Human rights organisation Plan International South Sudan has also condemned the use of the social media site for the girl's auction, and compared it to modern-day slavery, the report said.
"This barbaric use of technology is reminiscent of latter-day slave markets," George Otim, the organisation's director for South Sudan, was quoted as saying.
"That a girl could be sold for marriage on the world's biggest social networking site in this day and age is beyond belief."
The Human Rights Watch in a 2015 report, noted that 40 per cent of girls in sub-Saharan Africa marry before they turn 18. It added that 15 of the 20 countries with the highest rates of child marriage are in Africa.
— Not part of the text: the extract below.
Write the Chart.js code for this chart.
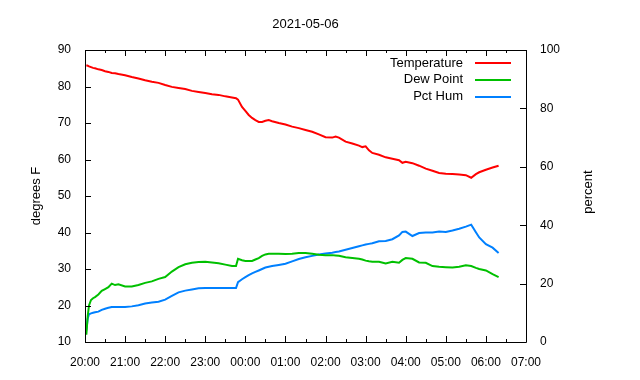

The rates are especially high in some countries, with 77 per cent of girls in Niger being married before they are 18 and 60 percent in Central African Republican and Chad.
"Without significant actions to curb the practice, the number of girls married as children is expected to double by 2050," the report noted.
Earlier this month, Facebook was accused of encouraging grooming by offering teenage girls middle-aged men as 'friend suggestions'.
Teenage girls, as young as 13-year-olds, who join the social network are given up to 300 suggestions for who they can add as friends, some of which include middle-aged men who are topless in their profile photos.